The movie, which started its third week of filming this week, is primarily being shot in Greenville, S.C. According to Kristy Hodge, the location manager for the film, it tells the story of two Marines who return home after an interrogation by the Islamic State.
“One struggles to survive while the other fights his way back into the mixed martial arts world that he left behind years ago – looking for a fight worth living for,” Hodge said.
The movie is being made by Foretress Films, in association with Lingo Films and Skyline Post. The lead role of Staff Sgt. Codey “Bear” Blackbear is played by Scott Pryor, the owner of Foretress Films and the author of the script.
“Bear’s motivation to help his friend to survive leads him back to his old gym,” Hodge said. “He enlists the help of his coach to train him for a high-dollar fight in The Basement, an underground fight ring. In the end, Bear goes into his last mission truly living up to the Marine’ motto, Semper Fidelis, always faithful.”
Bringing the production so close to where she went to college, Stella reached out to Brad Owens and the Augusta Film Office.
“They have been instrumental in getting us what we need,” Stella said. “Then we were trying to get guns and all kinds of armor and military stuff, and all that is also local. Atlanta has a lot of resources, but a lot of it is difficult to coordinate with what we are trying to do.”
Stella said that in all there were about 15 Augusta area residents involved in the shooting.
“Bryton Entertainment, based out of Augusta, brought a camera and they provided footage, so that everything we shot we did with two cameras so we could do it twice as fast,” Stella said. “And they were amazing.
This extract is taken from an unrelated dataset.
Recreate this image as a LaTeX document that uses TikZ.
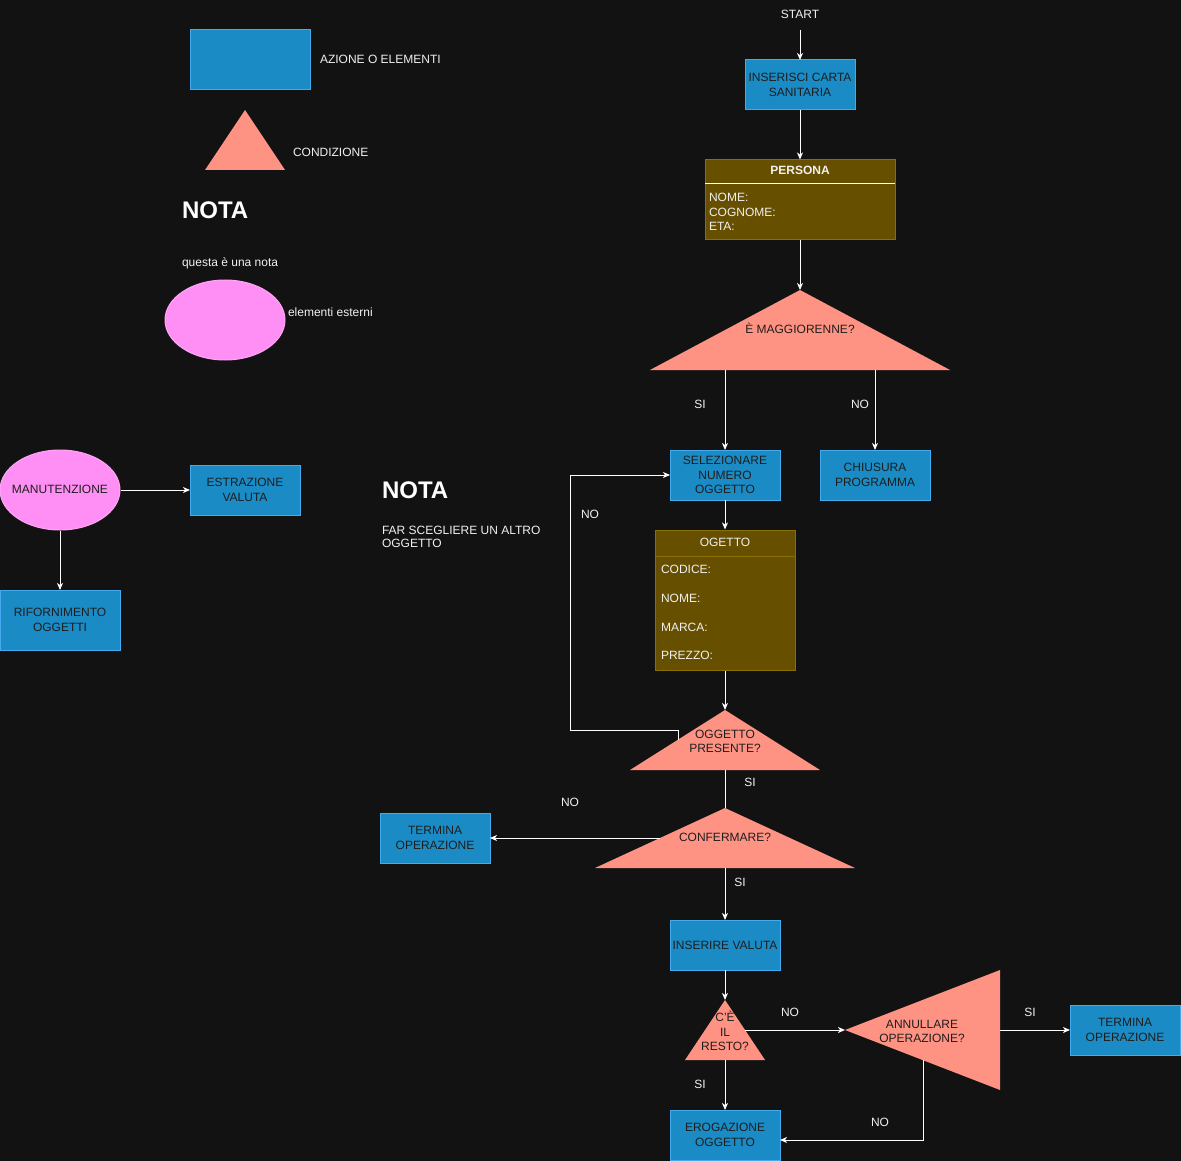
\documentclass[tikz,border=0pt]{standalone}
\usepackage{fontspec}
\setmainfont{Liberation Sans}
\usetikzlibrary{arrows.meta,shapes.geometric}

\definecolor{bgdark}{HTML}{121212}
\definecolor{actfill}{HTML}{1A8BC5}
\definecolor{actedge}{HTML}{45AAEE}
\definecolor{condfill}{HTML}{FF9383}
\definecolor{recfill}{HTML}{665000}
\definecolor{recedge}{HTML}{8A7000}
\definecolor{extfill}{HTML}{FF8FF5}
\definecolor{darktxt}{HTML}{1E1E1E}
\definecolor{lighttxt}{HTML}{F0F0F0}

\tikzset{
  txt/.style={font=\fontsize{12}{14.5}\selectfont, inner sep=0pt, outer sep=0pt},
  act/.style={txt, rectangle, draw=actedge, fill=actfill, text=darktxt, line width=1pt,
    minimum width=110pt, minimum height=50pt, align=center},
  extnode/.style={ellipse, draw=extfill!80!white, fill=extfill, line width=1pt, inner sep=0pt,
    minimum width=120pt, minimum height=80pt},
  recbox/.style={rectangle, draw=recedge, fill=recfill, line width=1pt, inner sep=0pt},
  condshape/.style={fill=condfill},
  condtxt/.style={txt, text=darktxt, align=center, yshift=-1.2pt},
  wlbl/.style={txt, text=lighttxt, yshift=-1.2pt},
  reclbl/.style={txt, text=lighttxt, anchor=mid west, yshift=-1.2pt},
  bignote/.style={txt, text=white, font=\fontsize{24}{28}\selectfont\bfseries, anchor=mid west, yshift=-4.5pt},
  arr/.style={draw=white, line width=1pt, -{Stealth[length=7pt,width=6pt,inset=2pt]}},
  plainline/.style={draw=white, line width=1pt}
}

\begin{document}
\begin{tikzpicture}[x=1pt,y=-1pt]
  % canvas
  \fill[bgdark] (0,0) rectangle (1181,1161);
  \useasboundingbox (0,0) rectangle (1181,1161);

  % ---------- legend ----------
  \node[act, minimum width=120pt, minimum height=60pt] (legact) at (250,60) {};
  \node[wlbl, anchor=mid west] (legacttxt) at (320,60) {AZIONE O ELEMENTI};
  \coordinate (legtop) at (245,110);
  \coordinate (legleft) at (205,170);
  \coordinate (legright) at (285,170);
  \fill[condshape] (legtop) -- (legright) -- (legleft) -- cycle;
  \node[wlbl, anchor=mid west] (legcond) at (293,153) {CONDIZIONE};
  \node[bignote] (legnota) at (182,211) {NOTA};
  \node[wlbl, anchor=mid west] (legnotatxt) at (182,263) {questa è una nota};
  \node[extnode] (legext) at (225,320) {};
  \node[wlbl, anchor=mid west] (legexttxt) at (288,313) {elementi esterni};

  % ---------- maintenance ----------
  \node[extnode] (manut) at (60,490) {};
  \node[txt, text=darktxt, anchor=mid, yshift=-1.2pt] (manuttxt) at (manut.center) {MANUTENZIONE};
  \node[act] (estraz) at (245,490) {ESTRAZIONE\\VALUTA};
  \node[act, minimum width=120pt, minimum height=60pt] (rifor) at (60,620) {RIFORNIMENTO\\OGGETTI};
  \draw[arr] (manut.east) -- (estraz.west);
  \draw[arr] (manut.south) -- (rifor.north);

  \node[bignote] (nota2) at (382,491) {NOTA};
  \node[wlbl, anchor=north west, align=left, font=\fontsize{12}{13.7}\selectfont] (nota2txt) at (382,524.5) {FAR SCEGLIERE UN ALTRO\\OGGETTO};

  % ---------- main flow ----------
  \node[wlbl, anchor=mid] (start) at (800,15) {START};
  \coordinate (startend) at (800,30);
  \node[act] (carta) at (800,85) {INSERISCI CARTA\\SANITARIA};
  \draw[arr] (startend) -- (carta.north);

  % person record
  \node[recbox, minimum width=190pt, minimum height=80pt] (persona) at (800,200) {};
  \draw[white, line width=1pt] (705,184) -- (895,184);
  \node[txt, text=lighttxt, font=\fontsize{12}{14.5}\selectfont\bfseries, anchor=mid, yshift=-1.2pt] (personahead) at (800,171) {PERSONA};
  \node[reclbl] (pnome) at (709,198) {NOME:};
  \node[reclbl] (pcognome) at (709,212.5) {COGNOME:};
  \node[reclbl] (peta) at (709,227) {ETA:};
  \draw[arr] (carta.south) -- (persona.north);

  % adult check
  \coordinate (maggtop) at (800,290);
  \coordinate (maggleft) at (650,370);
  \coordinate (maggright) at (950,370);
  \fill[condshape] (maggtop) -- (maggright) -- (maggleft) -- cycle;
  \node[condtxt, anchor=mid] (maggtxt) at (800,330) {È MAGGIORENNE?};
  \draw[arr] (persona.south) -- (maggtop);
  \coordinate (maggsi) at (725,370);
  \coordinate (maggno) at (875,370);

  \node[act] (selez) at (725,475) {SELEZIONARE\\NUMERO\\OGGETTO};
  \node[act] (chiusura) at (875,475) {CHIUSURA\\PROGRAMMA};
  \draw[arr] (maggsi) -- (selez.north);
  \draw[arr] (maggno) -- (chiusura.north);
  \node[wlbl, anchor=mid] (lsi1) at (700,405) {SI};
  \node[wlbl, anchor=mid] (lno1) at (860,405) {NO};

  % object record
  \node[recbox, minimum width=140pt, minimum height=140pt] (ogetto) at (725,600) {};
  \draw[recedge, line width=1pt] (655,556.5) -- (795,556.5);
  \node[txt, text=lighttxt, anchor=mid, yshift=-1.2pt] (ogettohead) at (725,543) {OGETTO};
  \node[reclbl] (ocodice) at (661,570) {CODICE:};
  \node[reclbl] (onome) at (661,599) {NOME:};
  \node[reclbl] (omarca) at (661,628) {MARCA:};
  \node[reclbl] (oprezzo) at (661,656) {PREZZO:};
  \draw[arr] (selez.south) -- (ogetto.north);

  % object available?
  \coordinate (prestop) at (725,710);
  \coordinate (presleft) at (630,770);
  \coordinate (presright) at (820,770);
  \fill[condshape] (prestop) -- (presright) -- (presleft) -- cycle;
  \node[condtxt, anchor=center] (prestxt) at (725,740) {OGGETTO\\PRESENTE?};
  \draw[arr] (ogetto.south) -- (prestop);
  \coordinate (presno) at (678,740);
  \draw[arr] (presno) -- (678,730) -- (570.5,730) |- (selez.west);
  \node[wlbl, anchor=mid] (lno2) at (590,515) {NO};
  \coordinate (pressi) at (725,770);

  % confirm?
  \coordinate (conftop) at (725,808);
  \coordinate (confleft) at (595,868);
  \coordinate (confright) at (855,868);
  \fill[condshape] (conftop) -- (confright) -- (confleft) -- cycle;
  \node[condtxt, anchor=mid] (conftxt) at (725,838) {CONFERMARE?};
  \draw[plainline] (pressi) -- (conftop);
  \node[wlbl, anchor=mid] (lsi2) at (750,783) {SI};

  \coordinate (confno) at (660,838);
  \node[act] (termina1) at (435,838) {TERMINA\\OPERAZIONE};
  \draw[arr] (confno) -- (termina1.east);
  \node[wlbl, anchor=mid] (lno3) at (570,803) {NO};

  \coordinate (confsi) at (725,868);
  \node[act] (valuta) at (725,945) {INSERIRE VALUTA};
  \draw[arr] (confsi) -- (valuta.north);
  \node[wlbl, anchor=mid] (lsi3) at (740,883) {SI};

  % change available?
  \coordinate (restotop) at (725,1000);
  \coordinate (restoleft) at (685,1060);
  \coordinate (restoright) at (765,1060);
  \fill[condshape] (restotop) -- (restoright) -- (restoleft) -- cycle;
  \node[condtxt, anchor=center] (restotxt) at (725,1030) {C\char"0027È\\IL\\RESTO?};
  \draw[arr] (valuta.south) -- (restotop);

  % cancel?
  \coordinate (annultip) at (845,1030);
  \coordinate (annulup) at (1000,970);
  \coordinate (annuldown) at (1000,1090);
  \fill[condshape] (annultip) -- (annulup) -- (annuldown) -- cycle;
  \node[condtxt, anchor=center] (annultxt) at (922,1030) {ANNULLARE\\OPERAZIONE?};
  \coordinate (restono) at (745,1030);
  \draw[arr] (restono) -- (annultip);
  \node[wlbl, anchor=mid] (lno4) at (790,1013) {NO};

  \coordinate (annulsi) at (1000,1030);
  \node[act] (termina2) at (1125,1030) {TERMINA\\OPERAZIONE};
  \draw[arr] (annulsi) -- (termina2.west);
  \node[wlbl, anchor=mid] (lsi4) at (1030,1013) {SI};

  \coordinate (restosi) at (725,1060);
  \node[act] (erog) at (725,1135) {EROGAZIONE\\OGGETTO};
  \draw[arr] (restosi) -- (erog.north);
  \node[wlbl, anchor=mid] (lsi5) at (700,1085) {SI};

  \coordinate (annulno) at (923,1060);
  \draw[arr] (annulno) |- ([yshift=-5pt]erog.east);
  \node[wlbl, anchor=mid] (lno5) at (880,1123) {NO};
\end{tikzpicture}
\end{document}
I didn’t realize there was that caliber of technical talent in Augusta.”
There were also people working in general production, grip and electrics, setting up lighting, as well as a few stuntmen and actors from the Augusta area working on the film.
“Another key is that everyone here is working and getting experience. One of the key components to attracting a movie to your area is crew and service availability, ” Owens said.
Stella said she sees the potential for a lot more productions in the area.
“They have a great infrastructure here,” she said. “They have everything locationwise and this production shows that they have a good core group of people that can contribute as far as crew and cast goes. I also love the August Film Office’s website that has everything at your fingertips and a representative who can help those of us coming into a community we don’t know.”
After the movie is finished, she said, they hope to take it to the bigger film festivals such as Sundance, Toronto and Cannes, and then they intend to negotiate distribution with the studios.